Reduction to ASIC funding

Savings of $120.1 million over five years will be achieved by reducing the funding the Australian Securities and Investment Commission ("ASIC").

The Government will continue its scoping study into the ownership of ASIC Registry function with no timeline on that study announced.

Amalgamation of Commonwealth Tribunals

From 1 July 2015 all of the Commonwealth external merits review tribunals will be amalgamated into a single review body with the exception of the Veterans Review Board.

The consolidated body will take on the functions of the following bodies:

  • the Administrative Appeals Tribunal ("AAT"); 
  • the Social Security Appeals Tribunal;
  • the Refugee Review Tribunal; 
  • the Migration Review Tribunal; and
  • the Classification Review Board.

The body will also be responsible for the merits review of Freedom of Information requests currently handled by the Office of the Australian Information Commissioner (“OAIC”).  This role is to be transferred from the OAIC to the AAT from 1 January 2015.

Details of the consolidation are to be developed in consultation with stakeholders.

Privacy and Freedom of Information functions  

The privacy and freedom of information ("FOI") changes will effectively make the Office of the Australian Information Commissioner ("OAIC") obsolete by splitting the roles performed by the OAIC.  It is proposed that the privacy functions will be undertaken by Privacy Commissioner as an independent statutory position within the Australian Human Rights Commission.

FOI complaints function will be combined with the complaint handling function of the Commonwealth Ombudsman. Reference only to external review by the Administrative Appeals Tribunal potentially indicate that internal FOI reviews will no longer be available. The Attorney General’s Department will take up the residual roles of releasing guidelines, collecting data and providing explanatory material.

Fuel excise

The current frozen excise duty on all fuels (except aviation fuels) has been abolished, with the Government re-introducing biannual indexation following the consumer price index of excise and excise equivalent customs duty from 1 August 2014. The expected $2.2 billion in net revenue will be applied to additional road infrastructure projects. The diesel fuel rebate is unaffected by these changes and will continue to apply. 

Other Expenditure items  

  • The Corporations and Markets Advisory Committee, which advises Government on corporations and financial markets law, will cease operating.
  • The Government will provide $2.55 billion to establish the Emissions Reduction Fund on 1 July 2014, in order to purchase carbon abatement via a “reverse auction” system (see our previousalert).

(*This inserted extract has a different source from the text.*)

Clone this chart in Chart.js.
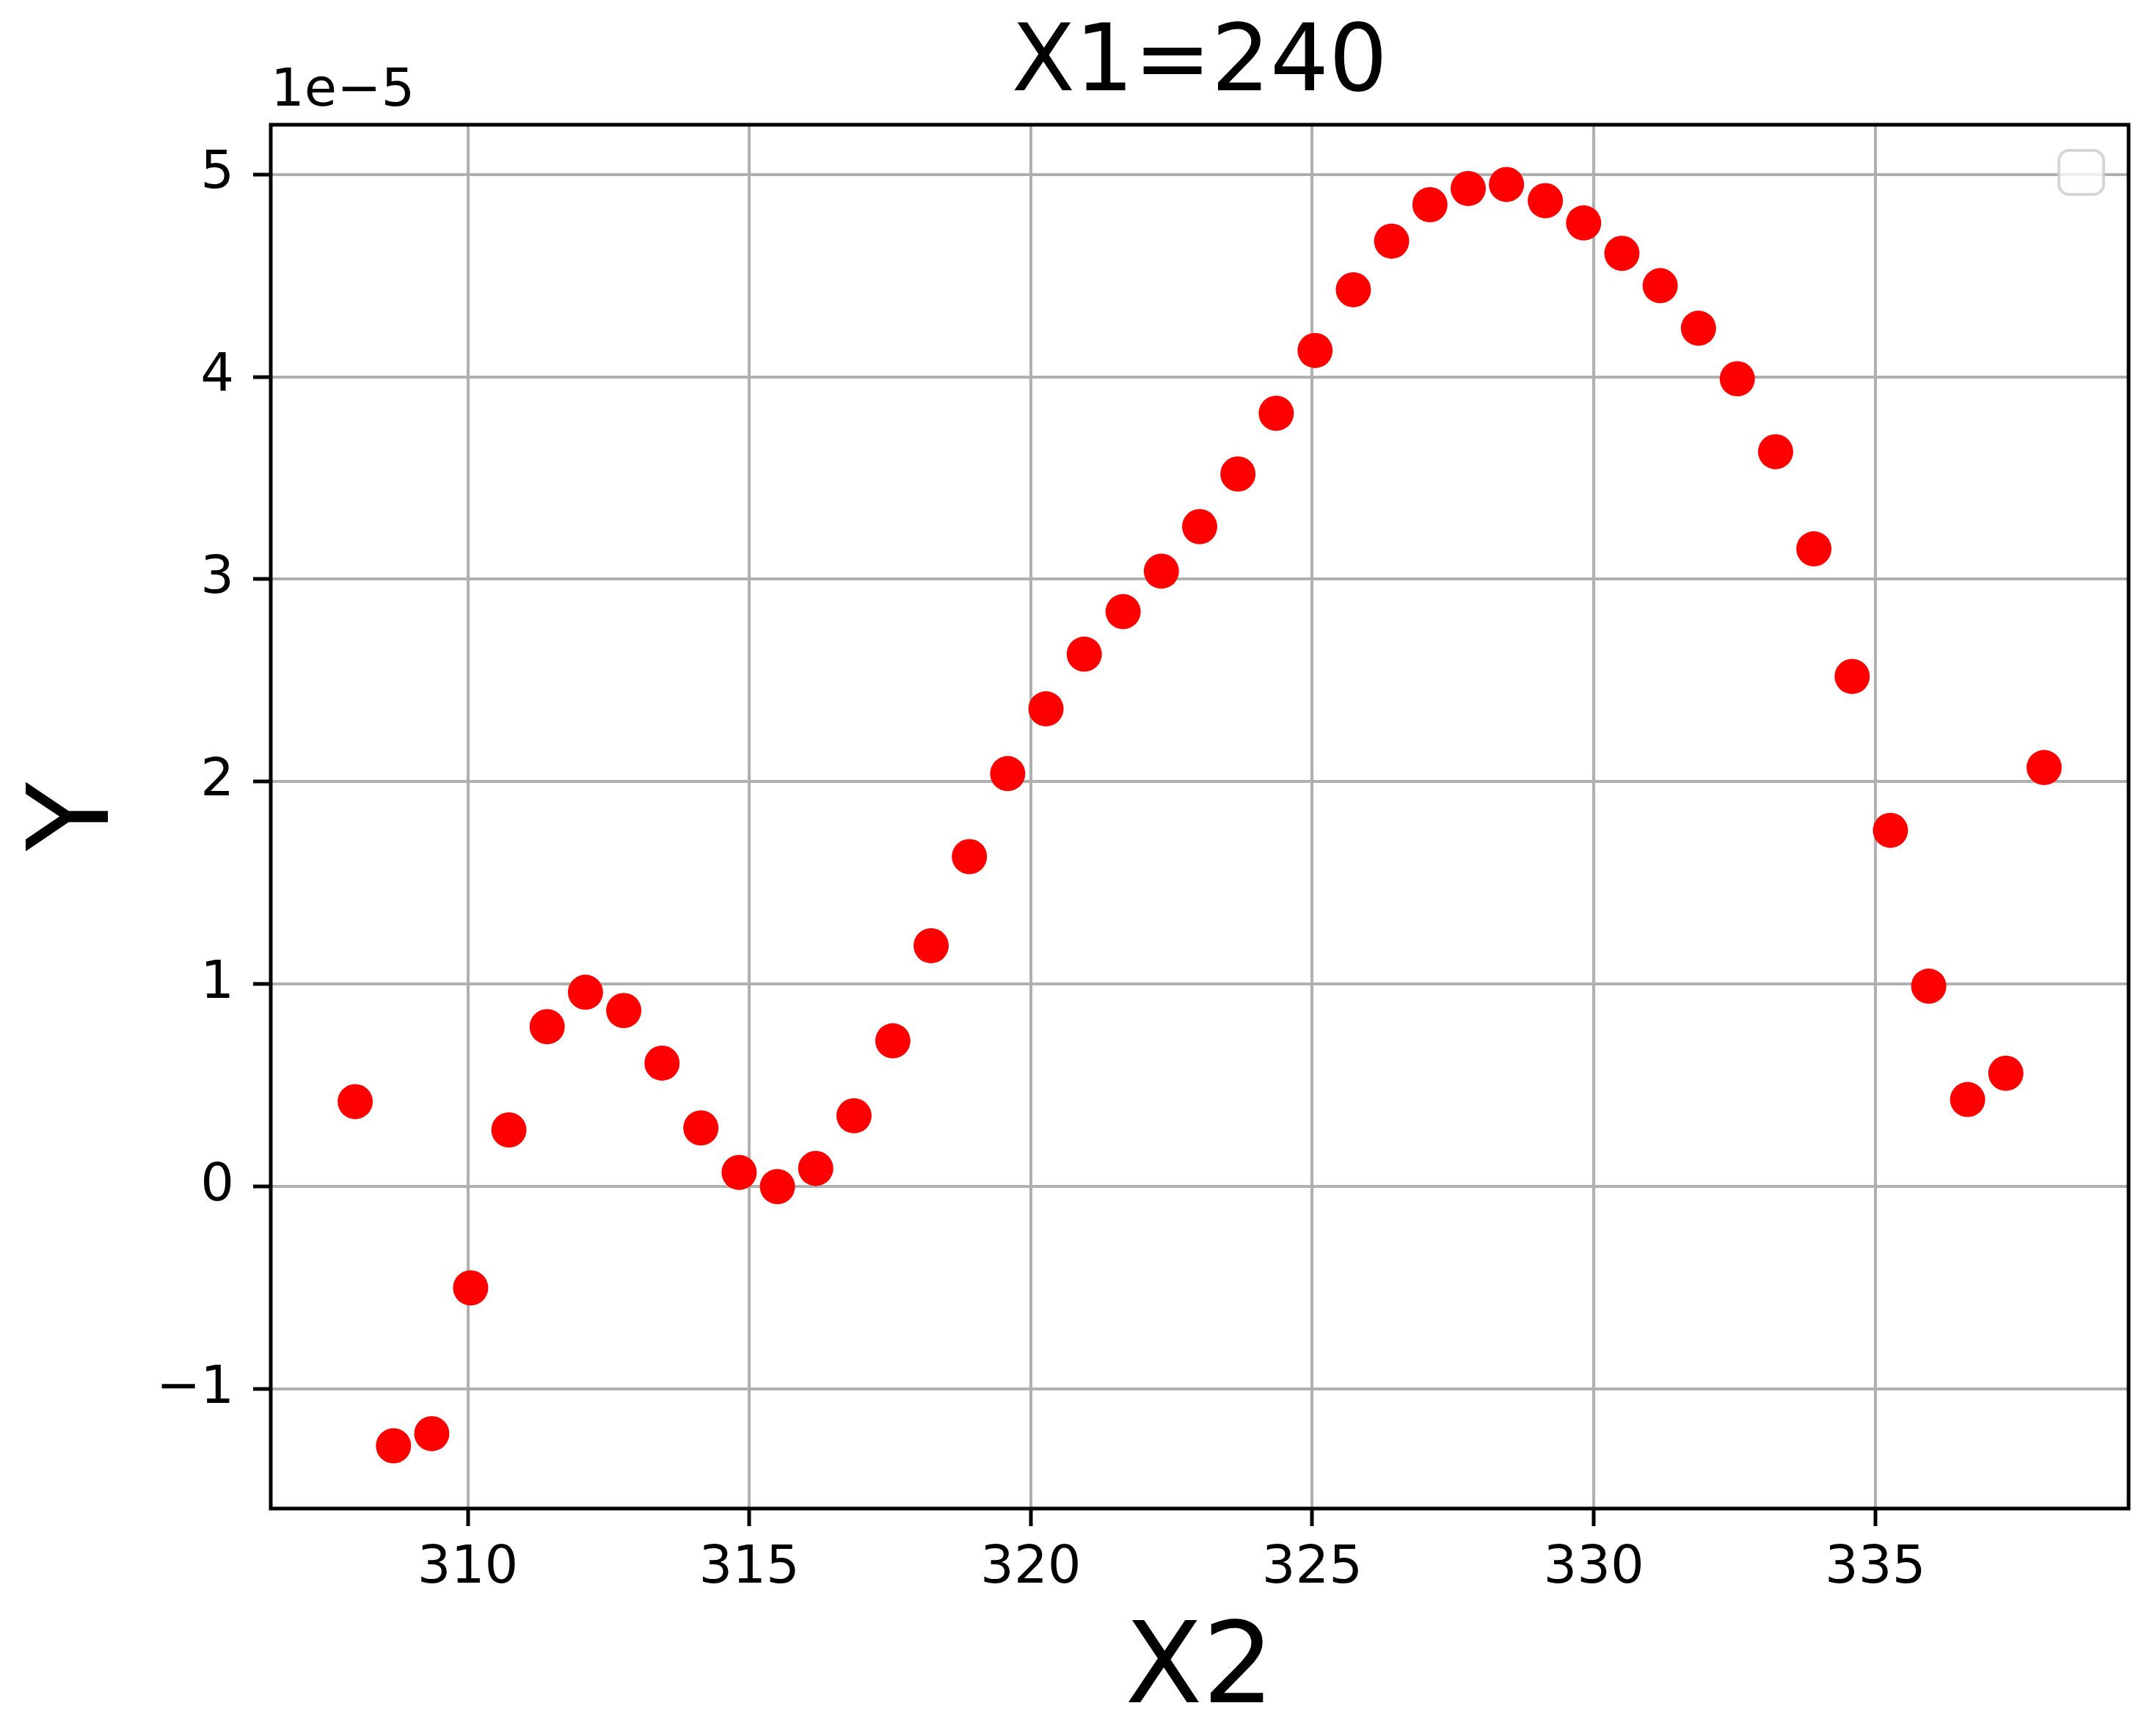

The Government will abolish the Australian Renewable Energy Agency and reduce funding to some existing carbon abatement programs.  
  • The Government will commission scoping studies into future ownership options for Australian Hearing, Defence Housing Australia Ltd, the Royal Australian Mint and the registry function of ASIC.
  • The Government will establish the Entrepreneurs’ Infrastructure Programme with $484.2 million of funding to support commercialisation and entrepreneurship. 
  • The Government will cease ethanol production grants on 30 June 2015. 
  • The Government will establish the Industry Skills Fund to support training in the following sectors: health and biomedical products; mining, oil and gas equipment technology and services; and advanced manufacturing, including defence and aerospace.